Turning to other matters since the Saturday review, gold and silver prices were higher on Monday, only to turn lower into today. Based upon my interpretation of the current COMEX market structure, I am much more bullishly inclined than otherwise, but the experience of the past 8 years mandates an appreciation that prices can move lower even when you expect otherwise.
Still, after a $100+ move higher in gold and close to a $1.50 move higher in silver since the Nov lows, the amount of potential managed money buying is much more skewed to the upside than is selling to the downside. And in the unfortunate instance of a further flush out to the downside, the market structure automatically becomes more bullish. But truth be told, I’m quite tired of the 8 year intentional drag on prices and am in no way rooting for a more bullish market structure.
As far as this Friday’s COT report, I would imagine managed money buying and commercial selling in gold of some moderate proportions, given the rally in gold of as much as $20 during the reporting week as well as four days of closing above both its two key moving averages. I’ll leave out contract predictions due to the roll overs and spread liquidation ahead of this Friday’s first notice of delivery for the COMEX April gold contract. As always, my main interest in the April gold delivery will be what JPMorgan may be up to. You may recall that JPMorgan was the biggest stopper in the February delivery, both for itself (3000 contracts) and on a net basis for clients (4910 stopped and 3004 issued).
For the silver COT report, prices surged after last week’s Fed announcement, temporarily penetrating the 50 day moving average, but failed to close over that level through yesterday’s cutoff, although prices ended several cents higher over the reporting week. Given that silver prices have acted much weaker on a relative basis than gold, I’m hopeful for not much managed money buying and commercial selling. One of the tradeoffs for weak price action is that it usually doesn’t entail managed money buying and commercial selling deterioration (he said hopefully).

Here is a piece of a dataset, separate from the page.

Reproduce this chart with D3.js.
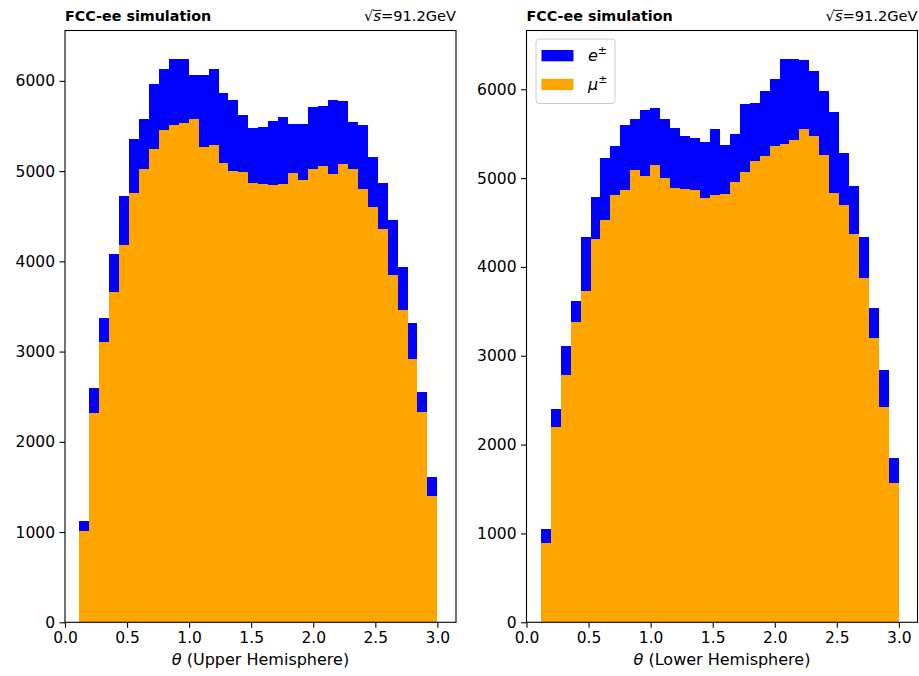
<!DOCTYPE html>
<html>
<head>
<meta charset="utf-8">
<script src="https://cdn.jsdelivr.net/npm/d3@7"></script>
<style>
  body { margin: 0; background: #fff; }
  svg { display: block; }
  text { font-family: "DejaVu Sans", sans-serif; fill: #000; }
</style>
</head>
<body>
<svg id="fig" width="919" height="676"></svg>
<script>
// Histogram binning in theta
const binLo = 0.115, binHi = 3.0, binCount = 36;

// Upper hemisphere counts per bin
const upperMuon = [1014,2314,3107,3661,4186,4762,5027,5241,5452,5507,5533,5581,5267,5293,5094,5001,4990,4868,
                   4862,4843,4862,4979,4898,5027,5053,4964,5083,5027,4806,4602,4363,3846,3458,2923,2326,1399];
const upperElectron = [111,284,260,425,538,597,554,728,675,739,713,487,801,834,771,783,628,609,
                       627,708,738,539,620,683,664,820,694,517,709,554,510,609,480,399,228,207];

// Lower hemisphere counts per bin
const lowerMuon = [895,2200,2782,3381,3730,4319,4525,4806,4863,5088,5024,5152,5001,4893,4882,4863,4781,4806,
                   4818,4956,5069,5189,5245,5361,5388,5425,5557,5470,5256,4833,4694,4376,3881,3195,2425,1570];
const lowerElectron = [154,199,329,237,607,468,706,555,731,581,747,637,668,675,588,593,625,751,
                       559,544,769,660,735,758,956,911,768,735,724,911,588,532,456,348,413,275];

const xTickValues = [0, 0.5, 1.0, 1.5, 2.0, 2.5, 3.0];
const yTickValues = [0, 1000, 2000, 3000, 4000, 5000, 6000];
const xLabels = ["(Upper Hemisphere)", "(Lower Hemisphere)"];
const titleLeft = "FCC-ee simulation";
const energyText = "=91.2GeV";

const colorE = "#0000ff", colorMu = "#ffa500";

const svg = d3.select("#fig");
const W = 391, plotTop = 30.5, plotBottom = 622.3;
const panels = [
  { left: 65, muon: upperMuon, electron: upperElectron, xlabel: xLabels[0], legend: false },
  { left: 526.5, muon: lowerMuon, electron: lowerElectron, xlabel: xLabels[1], legend: true }
];

const binWidth = (binHi - binLo) / binCount;

panels.forEach(p => {
  const g = svg.append("g");
  const totals = p.muon.map((m, i) => m + p.electron[i]);
  const x = d3.scaleLinear().domain([0, 3.15]).range([p.left, p.left + W]);
  const y = d3.scaleLinear().domain([0, d3.max(totals) * 1.05]).range([plotBottom, plotTop]);

  const bins = p.muon.map((m, i) => ({
    x0: binLo + i * binWidth, x1: binLo + (i + 1) * binWidth, mu: m, e: p.electron[i]
  }));

  // muons at the bottom of the stack
  g.selectAll("rect.mu").data(bins).join("rect").attr("class", "mu")
    .attr("x", d => x(d.x0)).attr("width", d => x(d.x1) - x(d.x0))
    .attr("y", d => y(d.mu)).attr("height", d => y(0) - y(d.mu))
    .attr("fill", colorMu).attr("shape-rendering", "crispEdges");
  // electrons stacked on top
  g.selectAll("rect.e").data(bins).join("rect").attr("class", "e")
    .attr("x", d => x(d.x0)).attr("width", d => x(d.x1) - x(d.x0))
    .attr("y", d => y(d.mu + d.e)).attr("height", d => y(d.mu) - y(d.mu + d.e))
    .attr("fill", colorE).attr("shape-rendering", "crispEdges");

  // axes
  const xAxis = d3.axisBottom(x).tickValues(xTickValues).tickFormat(d3.format(".1f"))
    .tickSize(5.5).tickPadding(4.5);
  const yAxis = d3.axisLeft(y).tickValues(yTickValues).tickFormat(d3.format("d"))
    .tickSize(5.5).tickPadding(4.5);
  const gx = g.append("g").attr("transform", `translate(0,${plotBottom})`).call(xAxis);
  const gy = g.append("g").attr("transform", `translate(${p.left},0)`).call(yAxis);
  [gx, gy].forEach(a => {
    a.select(".domain").remove();
    a.selectAll(".tick line").attr("stroke", "#000").attr("stroke-width", 1.1);
    a.selectAll(".tick text").attr("font-size", 15.5).attr("fill", "#000")
      .style("font-family", "'DejaVu Sans', sans-serif");
  });

  // frame
  g.append("rect").attr("x", p.left).attr("y", plotTop).attr("width", W).attr("height", plotBottom - plotTop)
    .attr("fill", "none").attr("stroke", "#000").attr("stroke-width", 1.1);

  // x label
  const xl = g.append("text").attr("x", p.left + W / 2).attr("y", 665)
    .attr("text-anchor", "middle").attr("font-size", 16);
  xl.append("tspan").attr("font-style", "italic").text("θ");
  xl.append("tspan").text(" " + p.xlabel);

  // titles
  g.append("text").attr("x", p.left).attr("y", 21).attr("font-size", 14.3)
    .attr("font-weight", "bold").text(titleLeft);
  const tr = g.append("text").attr("x", p.left + W).attr("y", 21).attr("font-size", 14.6)
    .attr("text-anchor", "end");
  tr.append("tspan").text("√");
  tr.append("tspan").attr("font-style", "italic").text("s");
  tr.append("tspan").text(energyText);
  const node = tr.node();
  const r0 = node.getExtentOfChar(0), r1 = node.getExtentOfChar(1);
  g.append("line").attr("x1", r0.x + r0.width - 0.5).attr("x2", r1.x + r1.width + 0.5)
    .attr("y1", 10.4).attr("y2", 10.4).attr("stroke", "#000").attr("stroke-width", 0.9);

  if (p.legend) {
    const lg = g.append("g");
    const lx = p.left + 9.5, ly = 39;
    lg.append("rect").attr("x", lx).attr("y", ly).attr("width", 79).attr("height", 64.5)
      .attr("rx", 3).attr("fill", "#fff").attr("fill-opacity", 0.8)
      .attr("stroke", "#cccccc").attr("stroke-width", 1);
    const entries = [{ sym: "e", color: colorE }, { sym: "μ", color: colorMu }];
    entries.forEach((en, i) => {
      const hy = ly + 11 + i * 28.8;
      lg.append("rect").attr("x", lx + 5.5).attr("y", hy).attr("width", 32).attr("height", 11.3)
        .attr("fill", en.color);
      const t = lg.append("text").attr("x", lx + 52).attr("y", hy + 11.3).attr("font-size", 16);
      t.append("tspan").attr("font-style", "italic").text(en.sym);
      t.append("tspan").attr("font-size", 11).attr("dy", -7).text("±");
    });
  }
});
</script>
</body>
</html>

We are much closer to setting new price highs in gold than new lows with nowhere near a truly negative market structure set up, but the problem with manipulated markets is that prices dance to the tune of the manipulators. Even if a price move higher may appear to be in the manipulator’s (JPM’s) best interest, as appears currently to be the case in silver and gold, that’s always on a best guess basis. If JPMorgan thinks it can squeeze out a bit more buying by inducing managed money selling, then we will go lower. But this is as far from the start of the painful process that began 8 years ago as can be.